Por: Fernando Molica

A Macondo de cada um dos leitores

Marco González (José Arcádio Buendía) e Susana Morales (Ursúla Iguáran) em "Cem anos de solidão) | Foto: Divulgação/Netflix

Tem sido comum ler em redes sociais depoimentos de pessoas que comunicam a decisão de passar ao largo da série "Cem anos de solidão", que estreou este mês na Netflix.

O motivo, em geral, é o mesmo: alguns temem se decepcionar com a versão audiovisual do maior clássico de Gabriel García Márquez. Dá até para perceber os que comparam o ato de assistir à série a uma espécie de traição ao romance que tanto marcou suas vidas e seus sonhos. Seria quase como quebrar um encantamento.

O jornalista e cartunista Celso Augusto Schröder foi mais original. Disse que ainda não resolveu se vai acompanhar a série — contou que ficou melancólico quando sua leitura do livro se aproximava do fim, percebeu que nunca mais teria a chance e o prazer de lê-lo pela primeira vez.
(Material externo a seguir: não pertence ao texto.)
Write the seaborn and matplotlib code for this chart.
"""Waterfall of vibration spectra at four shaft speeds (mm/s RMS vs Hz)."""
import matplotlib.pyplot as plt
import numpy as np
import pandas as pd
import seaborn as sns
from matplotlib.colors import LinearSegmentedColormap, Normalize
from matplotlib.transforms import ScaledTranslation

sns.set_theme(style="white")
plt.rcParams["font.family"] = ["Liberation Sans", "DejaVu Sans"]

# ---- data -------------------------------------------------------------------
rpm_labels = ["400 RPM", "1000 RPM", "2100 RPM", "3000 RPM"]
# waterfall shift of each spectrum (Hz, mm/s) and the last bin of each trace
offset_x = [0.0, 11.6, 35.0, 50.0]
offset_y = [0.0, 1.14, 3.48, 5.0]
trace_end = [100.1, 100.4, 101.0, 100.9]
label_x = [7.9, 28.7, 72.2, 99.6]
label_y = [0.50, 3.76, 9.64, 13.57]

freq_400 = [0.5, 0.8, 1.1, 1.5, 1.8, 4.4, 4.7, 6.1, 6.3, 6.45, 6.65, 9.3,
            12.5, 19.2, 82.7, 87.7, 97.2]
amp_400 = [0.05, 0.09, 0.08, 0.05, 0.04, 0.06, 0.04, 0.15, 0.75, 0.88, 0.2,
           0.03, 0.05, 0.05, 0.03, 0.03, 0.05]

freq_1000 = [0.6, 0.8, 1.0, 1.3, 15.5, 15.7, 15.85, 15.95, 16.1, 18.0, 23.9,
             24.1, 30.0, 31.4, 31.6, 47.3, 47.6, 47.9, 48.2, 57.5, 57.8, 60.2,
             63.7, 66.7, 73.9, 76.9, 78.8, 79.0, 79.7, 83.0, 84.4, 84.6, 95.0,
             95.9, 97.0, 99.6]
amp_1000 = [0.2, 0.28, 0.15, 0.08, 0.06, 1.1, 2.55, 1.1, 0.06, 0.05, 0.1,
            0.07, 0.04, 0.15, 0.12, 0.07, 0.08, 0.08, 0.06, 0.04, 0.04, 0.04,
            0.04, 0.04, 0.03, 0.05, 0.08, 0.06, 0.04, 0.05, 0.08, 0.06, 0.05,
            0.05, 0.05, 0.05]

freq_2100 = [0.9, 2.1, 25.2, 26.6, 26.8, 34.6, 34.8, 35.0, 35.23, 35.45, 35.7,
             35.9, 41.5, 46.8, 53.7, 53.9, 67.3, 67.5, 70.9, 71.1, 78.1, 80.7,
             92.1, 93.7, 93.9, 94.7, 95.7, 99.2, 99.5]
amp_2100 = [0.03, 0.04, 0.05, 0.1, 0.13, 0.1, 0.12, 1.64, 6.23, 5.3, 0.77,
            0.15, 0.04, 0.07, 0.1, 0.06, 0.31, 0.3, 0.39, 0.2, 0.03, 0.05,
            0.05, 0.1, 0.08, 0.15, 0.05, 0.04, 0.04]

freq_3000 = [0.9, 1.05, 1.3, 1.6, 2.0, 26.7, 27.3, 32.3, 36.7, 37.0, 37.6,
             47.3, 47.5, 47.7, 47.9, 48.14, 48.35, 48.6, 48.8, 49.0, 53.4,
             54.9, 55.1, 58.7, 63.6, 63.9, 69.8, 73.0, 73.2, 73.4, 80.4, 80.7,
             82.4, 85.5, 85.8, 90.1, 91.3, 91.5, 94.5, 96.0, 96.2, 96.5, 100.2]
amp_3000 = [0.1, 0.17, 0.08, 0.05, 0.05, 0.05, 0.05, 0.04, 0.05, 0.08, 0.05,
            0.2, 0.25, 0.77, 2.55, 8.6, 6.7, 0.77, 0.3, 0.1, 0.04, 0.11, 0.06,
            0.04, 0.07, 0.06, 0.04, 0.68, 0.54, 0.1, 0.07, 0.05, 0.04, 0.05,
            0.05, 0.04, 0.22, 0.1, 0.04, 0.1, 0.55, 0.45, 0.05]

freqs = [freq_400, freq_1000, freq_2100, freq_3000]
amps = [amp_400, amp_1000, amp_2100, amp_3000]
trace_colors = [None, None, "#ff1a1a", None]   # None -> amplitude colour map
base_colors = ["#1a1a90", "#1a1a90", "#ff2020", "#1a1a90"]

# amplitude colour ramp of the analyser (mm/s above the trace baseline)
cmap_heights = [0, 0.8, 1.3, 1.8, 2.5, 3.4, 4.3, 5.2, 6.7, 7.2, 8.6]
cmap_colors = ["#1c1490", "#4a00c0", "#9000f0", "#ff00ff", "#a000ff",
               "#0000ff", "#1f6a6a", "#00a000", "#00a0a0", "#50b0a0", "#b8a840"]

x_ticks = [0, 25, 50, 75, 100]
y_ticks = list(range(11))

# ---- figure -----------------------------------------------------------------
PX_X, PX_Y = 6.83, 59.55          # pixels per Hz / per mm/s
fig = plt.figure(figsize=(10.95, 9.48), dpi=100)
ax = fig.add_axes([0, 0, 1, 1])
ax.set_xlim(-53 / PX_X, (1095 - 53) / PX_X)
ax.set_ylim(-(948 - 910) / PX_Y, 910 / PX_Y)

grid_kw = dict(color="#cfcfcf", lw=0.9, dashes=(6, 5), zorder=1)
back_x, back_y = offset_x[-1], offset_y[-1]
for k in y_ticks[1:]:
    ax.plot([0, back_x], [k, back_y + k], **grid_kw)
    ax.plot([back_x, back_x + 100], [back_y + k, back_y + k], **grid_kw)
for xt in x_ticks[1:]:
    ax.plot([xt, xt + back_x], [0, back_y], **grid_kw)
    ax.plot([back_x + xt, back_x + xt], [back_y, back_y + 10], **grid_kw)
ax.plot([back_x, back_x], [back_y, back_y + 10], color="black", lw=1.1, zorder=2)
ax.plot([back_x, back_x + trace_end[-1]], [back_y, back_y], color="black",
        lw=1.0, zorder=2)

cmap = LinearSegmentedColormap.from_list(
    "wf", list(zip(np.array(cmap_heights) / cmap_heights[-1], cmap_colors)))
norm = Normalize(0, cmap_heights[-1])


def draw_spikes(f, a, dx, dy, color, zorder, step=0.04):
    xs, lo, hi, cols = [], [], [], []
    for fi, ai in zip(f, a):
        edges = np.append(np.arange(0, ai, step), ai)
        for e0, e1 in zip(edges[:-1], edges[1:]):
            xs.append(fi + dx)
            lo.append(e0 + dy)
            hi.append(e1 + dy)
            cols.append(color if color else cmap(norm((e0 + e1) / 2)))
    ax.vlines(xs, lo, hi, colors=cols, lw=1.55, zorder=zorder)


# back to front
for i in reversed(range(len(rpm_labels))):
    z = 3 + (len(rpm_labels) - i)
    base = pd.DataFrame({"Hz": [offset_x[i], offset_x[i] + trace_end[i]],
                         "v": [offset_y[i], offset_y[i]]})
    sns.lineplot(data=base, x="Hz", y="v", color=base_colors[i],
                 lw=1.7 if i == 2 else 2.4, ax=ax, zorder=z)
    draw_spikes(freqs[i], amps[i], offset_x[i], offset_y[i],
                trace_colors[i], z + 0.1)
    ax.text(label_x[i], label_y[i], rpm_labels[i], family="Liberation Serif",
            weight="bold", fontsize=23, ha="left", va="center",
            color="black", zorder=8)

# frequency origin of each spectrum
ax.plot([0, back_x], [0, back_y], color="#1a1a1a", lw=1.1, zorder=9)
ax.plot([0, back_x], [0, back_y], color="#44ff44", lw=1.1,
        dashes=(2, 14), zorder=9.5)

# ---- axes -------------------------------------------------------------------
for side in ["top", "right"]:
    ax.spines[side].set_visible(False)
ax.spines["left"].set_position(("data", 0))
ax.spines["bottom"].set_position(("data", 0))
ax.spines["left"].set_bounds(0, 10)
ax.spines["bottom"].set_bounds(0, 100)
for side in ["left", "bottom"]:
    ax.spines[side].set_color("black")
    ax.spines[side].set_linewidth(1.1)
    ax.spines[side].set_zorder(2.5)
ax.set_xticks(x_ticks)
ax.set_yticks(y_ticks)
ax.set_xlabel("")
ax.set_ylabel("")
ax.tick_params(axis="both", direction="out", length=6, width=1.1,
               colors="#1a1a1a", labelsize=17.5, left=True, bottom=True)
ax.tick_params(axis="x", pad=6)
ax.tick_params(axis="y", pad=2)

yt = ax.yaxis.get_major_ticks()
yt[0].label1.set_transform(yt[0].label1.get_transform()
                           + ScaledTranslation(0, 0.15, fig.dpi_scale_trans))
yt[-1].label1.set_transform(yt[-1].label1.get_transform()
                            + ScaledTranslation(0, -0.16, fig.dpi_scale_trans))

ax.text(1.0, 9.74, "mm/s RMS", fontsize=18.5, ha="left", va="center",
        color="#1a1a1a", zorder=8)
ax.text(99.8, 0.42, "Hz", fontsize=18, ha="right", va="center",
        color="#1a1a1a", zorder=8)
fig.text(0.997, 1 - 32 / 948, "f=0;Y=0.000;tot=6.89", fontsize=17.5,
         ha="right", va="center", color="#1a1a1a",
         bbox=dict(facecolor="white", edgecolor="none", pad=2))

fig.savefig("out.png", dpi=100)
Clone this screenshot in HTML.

Os depoimentos reforçam uma verdade que, às vezes, é vista como apenas um chavão, a de que um livro só se realiza com o leitor. Cada um o lê e o percebe de um jeito diferente. Como ressaltou Schröder, nem a mesma pessoa faz a mesma leitura duas vezes.

E é por isso que tantos de nós temos livros de estimação, que são tão ou mais nossos do que dos seus próprios autores. Vale para "Cem anos de solidão", para  "Crônica de uma morte anunciada" - também do Gabo —, "Memorial do convento", de José Saramago, "Essa terra", de Antônio Torres, "Vidas secas" e "S. Bernardo", de Graciliano Ramos; "Dom Casmurro" e "Memórias Póstumas de Brás Cubas", de Machado de Assis; "Tropical sol da Liberdade", de Ana Maria Machado; "Mar morto", de Jorge Amado; "O cobrador", de Rubem Fonseca; "Meio sol amarelo", de Chimamanda Ngozi Adichie, "Reparação", de Ian McEwan — melhor parar por aqui.

Mas vale também para "O pequeno príncipe", de Saint-Exupéry, tão estigmatizado por ser chamado de "livro das misses". Já esteve na minha lista de favoritos, perdeu lugar, a fila andou. Mas continua a ser importante, lembro de como gostei da leitura, lá na passagem da infância para a adolescência.

De alguma forma, dialoguei com todos esses livros — e com muitos e muitos outros. Conversei com eles, troquei ideias, bebi com diversos deles. Sempre que ouço falar de incêndios em apartamentos (toc, toc, toc) penso nos tantos livros que tenho em casa, de como seria impossível recuperá-los se vitimados por alguma tragédia — tenho até medo de escrever essas palavras.

E aí, volto ao clássico do Gabo (sem querer forçar intimidade, uso o apelido apenas porque seria meio ridículo chamá-lo de "Márquez"). Entendo quem prefere passar longe da série, mas, olha só: é bem legal. Dirigida por  Laura Mora e Alex Garcia Lopez, traduz de forma lírica e apaixonada o universo do autor.

Mais do que uma adaptação — palavra reducionista e limitadora —, é uma visão que parte do olhar do escritor, que narra uma versão da história por ele criada. É sempre meio complicado ver um personagem ganhar uma cara que não é aquela que imaginamos, mas aquele rosto é apenas uma possibilidade, não substitui nossos devaneios. 

É, no fundo, mais uma leitura do romance, uma obra que, assim como o livro, é recebida de maneira diferente por cada um dos espectadores, que ganha novos e outros sentidos num ciclo interminável. Fora que dá uma vontade danada de voltar ao livro, de pegar o primeiro voo para a nossa sempre querida Macondo.